12 Responses to The Sunni/Shia Conversation With My Children.

  1. Anonymous 16 April 2012 at 10:42 pm #

    This has brought a smile on my face early in the morning.. =) Thank you for the amazing article.

  2. Ahmed 16 April 2012 at 11:17 pm #

    Discussions like this happen and are happening with parents and their kids. Some end in this way, some take a nasty extremist conclusion. We need to be very careful on how our children are fed information (whether in school, friends, cousins etc..). Extremist views within children is out there and we need to be very watchful of it, especially in the environment Bahrain is in at the moment.

    In fact, we as parents today probably have a much more challenging situation in explaining the situation compared to our parents. God help us when we face extremism, especially if we hear with our own children. But believe me, I certainly am hopeful there are more of you out there than those extremist parents and surely hope rational thought takes over eventually.

  3. Ahmed 17 April 2012 at 3:46 am #

    I’m wondering why did you bring up the Sunni / Shia issue if they didnt ask about the difference? I was raised by parents of both sects – they waited for me to ask before explaining the differences. Just curious what need you thought you were addressing?

  4. Ahmed 17 April 2012 at 3:50 am #

    I like what you said, apart from the fact that you asked them which way is “better” – you know that children always think their families way is “better” if you ask that question, right?

  5. MS 17 April 2012 at 4:00 am #

    If only there were a few more people like you in today’s world…we’d be living in a better place. Gandhi would’ve given you a 10 thumbs up! (I’m a big fan of Gandhi)

    Selma and Laith are lucky to have parents like you mashallah.

    Keep it up!

  6. Suhail 17 April 2012 at 8:25 am #

    Ahmed Y, like I said, I was listening to the radio and it came up. I was sure they heard all kind of things from their friends, so I wanted to bring it up. I disagree with your point about the “better” bit. I think children will believe what you instill in them, and how you lead by example.

    Thanks all for your comments and kind words, God bless and pray for Bahrain 🙂

  7. Muna Al Gurg 17 April 2012 at 10:02 am #

    Finally some sense – well done Suhail on explaining a sensitive topic in an open-minded, well balanced way. I would do the same.
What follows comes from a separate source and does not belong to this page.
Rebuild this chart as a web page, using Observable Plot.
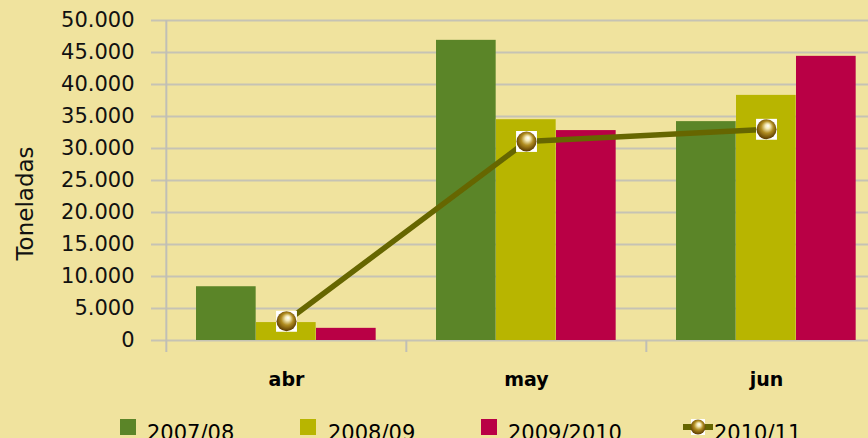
<!DOCTYPE html>
<html>
<head>
<meta charset="utf-8">
<script src="https://cdn.jsdelivr.net/npm/d3@7"></script>
<script src="https://cdn.jsdelivr.net/npm/@observablehq/plot@0.6"></script>
<style>
  html, body { margin: 0; padding: 0; background: #F0E39E; }
  body { width: 868px; height: 438px; overflow: hidden; font-family: "DejaVu Sans", sans-serif; }
  #legend { position: relative; width: 868px; height: 38px; }
  .item { position: absolute; top: 23px; font-size: 21px; line-height: 21px; color: #000; white-space: nowrap; }
  .sw { position: absolute; top: 19px; width: 16px; height: 16px; }
</style>
</head>
<body>
<div id="chart"></div>
<div id="legend"></div>
<script>
const months = ["abr", "may", "jun"];
const seriesNames = ["2007/08", "2008/09", "2009/2010", "2010/11"];
const s0708 = [8400, 46900, 34200];
const s0809 = [2800, 34500, 38300];
const s0910 = [1900, 32800, 44400];
const s1011 = [3000, 31100, 33000];
const yTicks = [0, 5000, 10000, 15000, 20000, 25000, 30000, 35000, 40000, 45000, 50000];
const yLabel = "Toneladas";

const colors = ["#5B8528", "#B8B500", "#B90045", "#666600"];
const fmt = d3.formatLocale({decimal: ",", thousands: ".", grouping: [3], currency: ["", ""]}).format(",d");

const rows = (vals) => months.map((m, i) => ({month: m, value: vals[i]}));
const W = 868, H = 400;
const x0 = 165, x1 = 886;
const bw = (x1 - x0) / months.length;
const barW = 60, pad = 30;

function bars(vals, k) {
  return Plot.barY(rows(vals), {
    x: "month", y: "value", fill: colors[k],
    insetLeft: pad + barW * k,
    insetRight: bw - pad - barW * (k + 1)
  });
}

const font = "DejaVu Sans";
const chart = Plot.plot({
  width: W, height: H,
  marginTop: 20, marginBottom: H - 352, marginLeft: 151, marginRight: 0,
  style: {background: "transparent", fontFamily: font, overflow: "hidden"},
  x: {domain: months, range: [x0, x1], padding: 0, axis: null},
  y: {domain: [0, 50000], range: [340, 20], axis: null},
  marks: [
    Plot.ruleY(yTicks, {stroke: "#C6C3B4", strokeWidth: 2}),
    bars(s0708, 0),
    bars(s0809, 1),
    bars(s0910, 2),
    Plot.ruleX([months[0]], {dx: -bw / 2, stroke: "#C0BFB6", strokeWidth: 2}),
    Plot.ruleX(months.slice(1), {y1: 0, y2: 0, insetBottom: -12, dx: -bw / 2, stroke: "#C0BFB6", strokeWidth: 2}),
    Plot.axisY(yTicks, {anchor: "left", tickSize: 0, tickPadding: 17, tickFormat: fmt, fontSize: 21, fontFamily: font, fill: "#111", label: null}),
    Plot.axisX(months, {anchor: "bottom", tickSize: 0, tickPadding: 19.5, fontSize: 19, fontWeight: "bold", fontFamily: font, fill: "#000", label: null, style: {letterSpacing: "1.5px"}}),
    Plot.text([yLabel], {frameAnchor: "left", textAnchor: "middle", rotate: -90, dx: 25 - 151, dy: 17, fontSize: 23, fontFamily: font, fill: "#111", text: d => d}),
    Plot.line(rows(s1011), {x: "month", y: "value", stroke: colors[3], strokeWidth: 5.5}),
    Plot.dot(rows(s1011), {x: "month", y: "value", symbol: "square", r: 11.8, fill: "#fff", stroke: "none"}),
    Plot.dot(rows(s1011), {x: "month", y: "value", r: 10, fill: "url(#ball)", stroke: "none"})
  ]
});

const defs = `<defs><radialGradient id="ball" cx="50%" cy="45%" r="55%" fx="58%" fy="32%">
<stop offset="0" stop-color="#ffffff"/><stop offset="0.22" stop-color="#f4eab8"/>
<stop offset="0.55" stop-color="#b08c20"/><stop offset="1" stop-color="#5a3a00"/></radialGradient></defs>`;
chart.insertAdjacentHTML("afterbegin", defs);
document.getElementById("chart").appendChild(chart);

// legend
const lg = document.getElementById("legend");
const swX = [120, 300, 481];
const txX = [147, 328, 508];
for (let k = 0; k < 3; k++) {
  const s = document.createElement("div");
  s.className = "sw"; s.style.left = swX[k] + "px"; s.style.background = colors[k];
  lg.appendChild(s);
  const t = document.createElement("div");
  t.className = "item"; t.style.left = txX[k] + "px"; t.textContent = seriesNames[k];
  lg.appendChild(t);
}
const m = document.createElementNS("http://www.w3.org/2000/svg", "svg");
m.setAttribute("width", 30); m.setAttribute("height", 20);
m.style.position = "absolute"; m.style.left = "683px"; m.style.top = "17px";
m.innerHTML = `<defs><radialGradient id="ball2" cx="50%" cy="45%" r="55%" fx="58%" fy="32%">
<stop offset="0" stop-color="#ffffff"/><stop offset="0.22" stop-color="#f4eab8"/>
<stop offset="0.55" stop-color="#b08c20"/><stop offset="1" stop-color="#5a3a00"/></radialGradient></defs>
<line x1="0" x2="30" y1="10" y2="10" stroke="${colors[3]}" stroke-width="6"/>
<rect x="8" y="2" width="14" height="16" fill="#fff"/>
<circle cx="15" cy="10" r="7.5" fill="url(#ball2)"/>`;
lg.appendChild(m);
const t4 = document.createElement("div");
t4.className = "item"; t4.style.left = "714px"; t4.textContent = seriesNames[3];
lg.appendChild(t4);
</script>
</body>
</html>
  8. MRB 17 April 2012 at 12:52 pm #

    It was so very refreshing and commendable to see a Bahraini man and father being so gentle and tolerant in teaching his children about Islam. However, I was taken aback by your assertion of “We’re raising our kids as respectful, open minded Sunnis. But if I ever catch them saying anything negative about another sect or faith, they’ll get a slap on the face.” Perhaps I’ve been away from Bahrain for too long but I don’t agree with corporal punishment, there are many other teachable ways to discipline children without instilling fear nor inflicting physicial violence on them. So I’m wondering if such actions may ultimately negate your tolerant gentle demeanor towards your children and undo your teachings? Actions do after all speak louder than words. Please don’t respond harshly or defensively to my feedback, I meant it only as a positive self-improvement/growth criticism if you choose to acknowledge it a such or perhaps just agree to disagree a la cultural differences. All the very best!
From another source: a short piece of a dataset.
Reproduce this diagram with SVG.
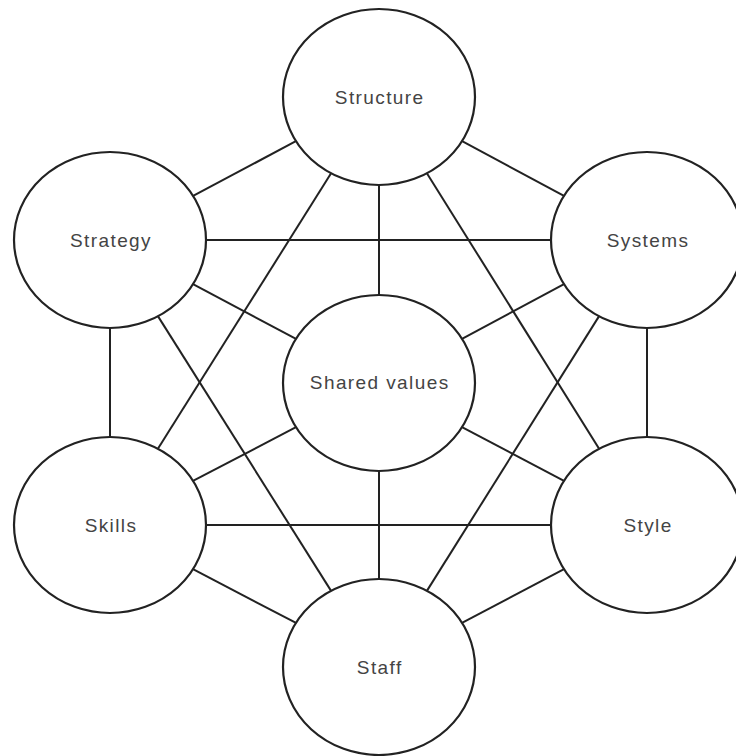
<svg xmlns="http://www.w3.org/2000/svg" width="736" height="756" viewBox="0 0 736 756">
  <style>
    .node { fill: #ffffff; stroke: #222222; stroke-width: 2.2; }
    .edge { stroke: #222222; stroke-width: 2; fill: none; }
    .label { font-family: "Liberation Sans", Arial, sans-serif; font-size: 19px; letter-spacing: 1.4px; fill: #444444; text-anchor: middle; }
  </style>
  <rect x="0" y="0" width="736" height="756" fill="#ffffff"/>
  <g id="connectors">
    <line class="edge" x1="295.9" y1="141.2" x2="193.1" y2="195.9"/>
    <line class="edge" x1="462.1" y1="141.2" x2="564" y2="195.9"/>
    <line class="edge" x1="379" y1="185" x2="379" y2="295"/>
    <line class="edge" x1="331.1" y1="173.3" x2="157.9" y2="448.7"/>
    <line class="edge" x1="426.9" y1="173.3" x2="599.1" y2="448.7"/>
    <line class="edge" x1="206" y1="240" x2="551" y2="240"/>
    <line class="edge" x1="193" y1="284.2" x2="296" y2="338.9"/>
    <line class="edge" x1="110" y1="328" x2="110" y2="437"/>
    <line class="edge" x1="157.9" y1="316.1" x2="331.1" y2="590.9"/>
    <line class="edge" x1="564" y1="284.2" x2="462" y2="338.9"/>
    <line class="edge" x1="647" y1="328" x2="647" y2="437"/>
    <line class="edge" x1="599.1" y1="316.1" x2="426.9" y2="590.9"/>
    <line class="edge" x1="296" y1="427.2" x2="193" y2="480.9"/>
    <line class="edge" x1="462" y1="427.2" x2="564" y2="480.9"/>
    <line class="edge" x1="379" y1="471" x2="379" y2="579"/>
    <line class="edge" x1="206" y1="525" x2="551" y2="525"/>
    <line class="edge" x1="193" y1="569.2" x2="296" y2="622.9"/>
    <line class="edge" x1="564" y1="569.2" x2="462" y2="622.9"/>
  </g>
  <g id="structure">
    <ellipse class="node" cx="379" cy="97" rx="96" ry="88"/>
    <text class="label" x="379.7" y="104">Structure</text>
  </g>
  <g id="strategy">
    <ellipse class="node" cx="110" cy="240" rx="96" ry="88"/>
    <text class="label" x="111" y="247">Strategy</text>
  </g>
  <g id="systems">
    <ellipse class="node" cx="647" cy="240" rx="96" ry="88"/>
    <text class="label" x="648" y="247">Systems</text>
  </g>
  <g id="shared-values">
    <ellipse class="node" cx="379" cy="383" rx="96" ry="88"/>
    <text class="label" x="379.7" y="389">Shared values</text>
  </g>
  <g id="skills">
    <ellipse class="node" cx="110" cy="525" rx="96" ry="88"/>
    <text class="label" x="111" y="532">Skills</text>
  </g>
  <g id="style">
    <ellipse class="node" cx="647" cy="525" rx="96" ry="88"/>
    <text class="label" x="648" y="532">Style</text>
  </g>
  <g id="staff">
    <ellipse class="node" cx="379" cy="667" rx="96" ry="88"/>
    <text class="label" x="379.7" y="674">Staff</text>
  </g>
</svg>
  9. Shayesteh 17 April 2012 at 9:58 pm #

    Thank you for the article. It is very sad how divided Sunni and She’a
    have become. In Bahrain, where I used to live, I had an English friend who was Christian and was married to a Bahraini who was a Sunni.
    Their daughter fell in love with a Sunni boy and they got married. The father of the daughter put the boy in jail for 6 months and his own daughter for 3 days. He ordered them to divorce. The young couple with broken hearts were both killed a few years later. In Pakistan attacks on She’a mosques and revenge on Sunni mosques is very common, So many people get killed there. Why such a division for Muslims. Why can we not just accept Shea and Sunni as Muslims.

  10. Ahmed 18 April 2012 at 6:46 am #

    Maybe best to keep your kids away from Mohamed Khalid!
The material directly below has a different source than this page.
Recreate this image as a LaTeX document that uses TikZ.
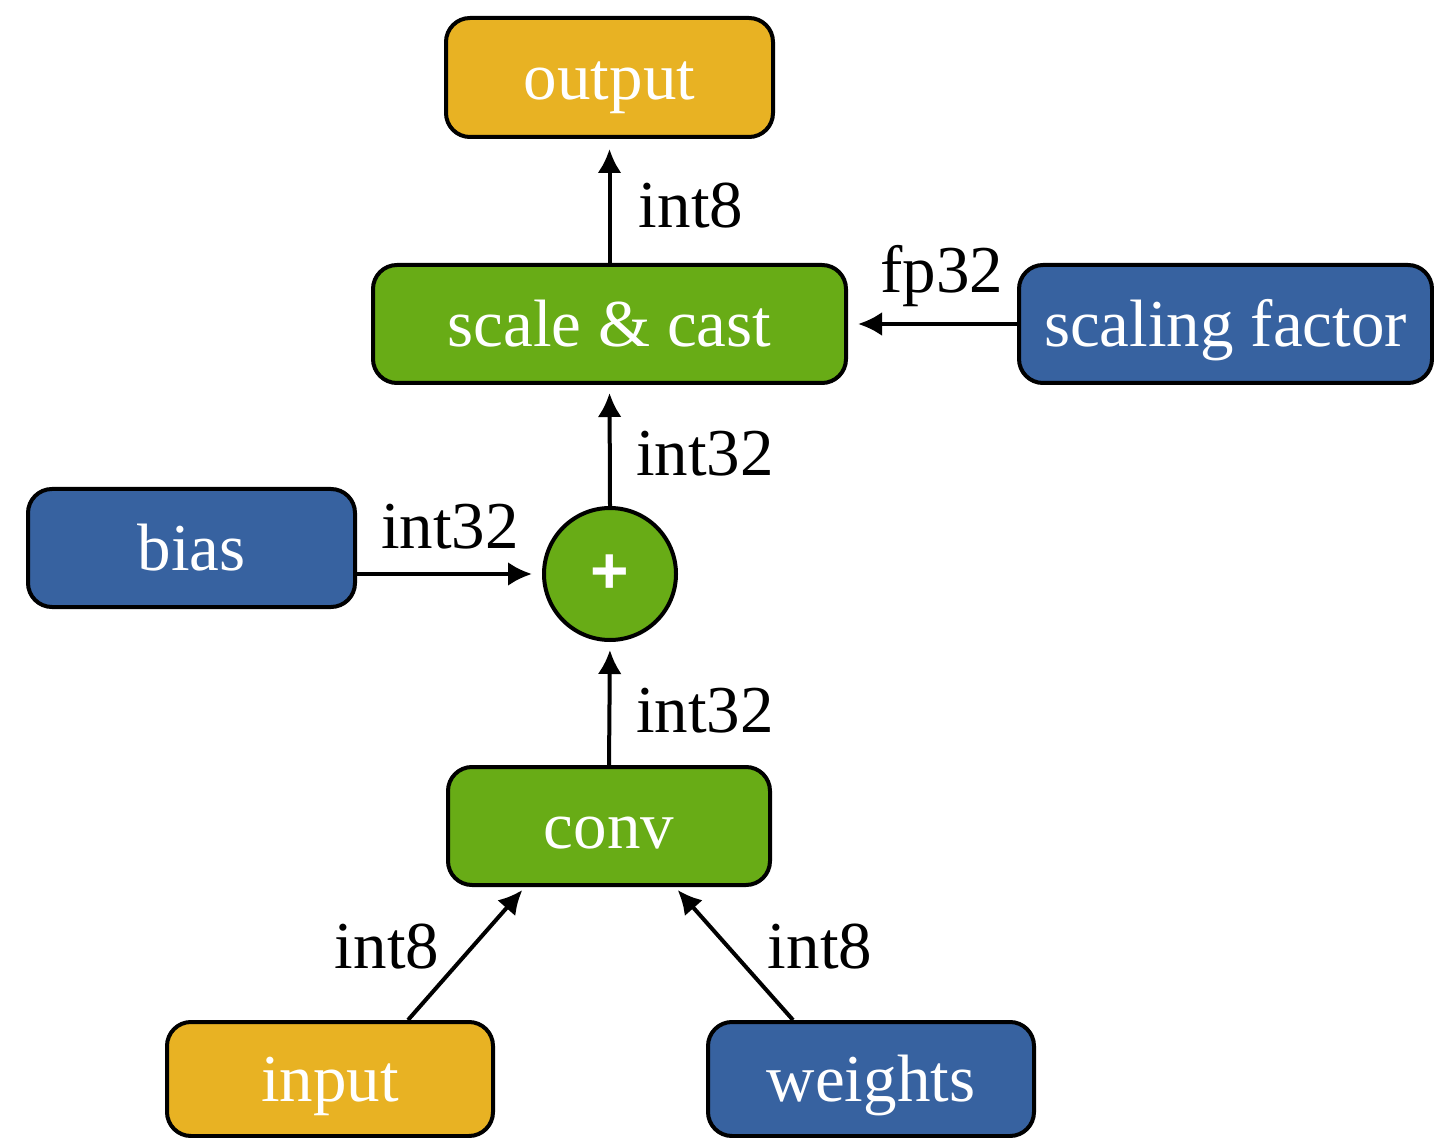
\documentclass[tikz,border=0pt]{standalone}
\usepackage{fontspec}
\setmainfont{Liberation Serif}
\newfontfamily\plusfont{Liberation Sans}
\usetikzlibrary{arrows.meta,calc}

\definecolor{boxgold}{HTML}{E8B223}
\definecolor{boxgreen}{HTML}{68AC16}
\definecolor{boxblue}{HTML}{3762A0}

\tikzset{
  block/.style={draw=black, line width=2pt, rounded corners=12pt,
    inner sep=0pt, text=white, text height=30.8pt, text depth=8.7pt,
    font=\fontsize{33.5}{40}\selectfont},
  dataop/.style={block, fill=boxgreen},
  datain/.style={block, fill=boxgold},
  param/.style={block, fill=boxblue},
  adder/.style={circle, draw=black, line width=2pt, fill=boxgreen,
    minimum size=66pt, inner sep=0pt, text=white,
    font=\plusfont\bfseries\fontsize{33}{40}\selectfont},
  flow/.style={line width=2pt, -{Latex[length=12pt,width=12pt]}},
  dtype/.style={anchor=base, inner sep=0pt,
    font=\fontsize{33.5}{40}\selectfont}
}

\begin{document}
\begin{tikzpicture}[x=0.5pt, y=-0.5pt]
  \useasboundingbox (0,0) rectangle (1434,1138);

  % operators and tensors
  \node[datain, minimum width=163.5pt, minimum height=59.5pt] (out) at (609.5,77.5) {output};
  \node[dataop, minimum width=236.5pt, minimum height=59pt] (scale) at (609.5,324) {scale \& cast};
  \node[param, minimum width=206.5pt, minimum height=59pt] (sf) at (1225.5,324) {scaling factor};
  \node[param, minimum width=163.5pt, minimum height=59pt] (bias) at (191.5,548) {bias};
  \node[adder] (plus) at (610,574) {+};
  \node[dataop, minimum width=161pt, minimum height=59pt] (conv) at (609,826) {conv};
  \node[datain, minimum width=163pt, minimum height=57pt] (in) at (330,1079) {input};
  \node[param, minimum width=163pt, minimum height=57pt] (w) at (871,1079) {weights};

  % data flow
  \draw[flow, shorten >=5pt] (scale.north) -- (out.south);
  \draw[flow, shorten >=5pt] (sf.west) -- (scale.east);
  \draw[flow, shorten >=4pt] (plus.north) -- (scale.south);
  \draw[flow, shorten >=5pt] (plus.west -| bias.east) -- (plus.west);
  \draw[flow, shorten >=4pt] (conv.north) -- (plus.south);
  \draw[flow, shorten >=2pt] ($(in.north)+(78,0)$) -- ($(conv.south)+(-84,0)$);
  \draw[flow, shorten >=2pt] ($(w.north)+(-78,0)$) -- ($(conv.south)+(66,0)$);

  % data types on the connectors
  \node[dtype] (t1) at (691,228) {int8};
  \node[dtype] (t2) at (942,293) {fp32};
  \node[dtype] (t3) at (705,476) {int32};
  \node[dtype] (t4) at (450,548) {int32};
  \node[dtype] (t5) at (705,732) {int32};
  \node[dtype] (t6) at (387,968) {int8};
  \node[dtype] (t7) at (820,968) {int8};
\end{tikzpicture}
\end{document}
  11. Suhail 23 April 2012 at 5:30 am #

    I have a rather sad follow up story that I want to share, which is related to the sectarian divide we are suffering from nowadays.

    This happened in the cemetery this morning, right after we buried my aunt Lulwa, God rest her soul.

    My (Sunni) friend and his son were sitting in the car, and he asked his 8 year old “who’s you least favourite villain?” (The question was in a Wimpy Kid book if I’m not mistaken).

    His son answered quickly and without hesitation “the Shias baba!” My friend was shocked! “Why do you say this habibi?” he asked.

    “Because they burn tires and block the roads!” he replied. It took my friend a long time to try to explain that Shias were not villains. He also told his son that there was going to be a follow up conversation to this.

    This is a very dangerous phenomenon, and I hope my son can undo the damage that was done in his son’s private school. But just imagine the hundreds (if not thousands) of similar situations that are happening all over our island.

    It also shows that, in my opinion, the road blocking and tyre burning tactic is extremely damaging to the country and counter productive.

  12. Ali Hatam 25 June 2012 at 5:58 am #

    Salam,

    This is exactly how I was brought up by my parents. However as I got older and had a lot more exposure to the beliefs of the Shia, as a more learned muslim, I was unable to conclude that I could just tell my child that Shia and Sunni are just like different styles of karate. There are too many things in popular Shia belief that are considered apostasy.

    When it comes to our religion I strongly believe that it must be protected and not diluted to sound nice. We should put our trust in Allah and not follow our desires or intentions no matter how positive we think they may be. Teaching a child that the Shia are similar is wrong, and can actually be very dangerous.

    How can we call ourself muslim and we don’t condemn the Shia in front of our children? Making du’a to other then Allah is considered shirk. Insulting the sahaaba (may Allah be pleased with them) is considered apostasy by all the recognised classical and modern scholars in Islam. I understand that not all Shia’s believe or do this however it is part of the “Shia” fundamental belief. I am also not naive to the fact that many shia’s in Bahrain are purely shia by name/ background and when it comes to Aqeedah they are muslim. However these are a minority.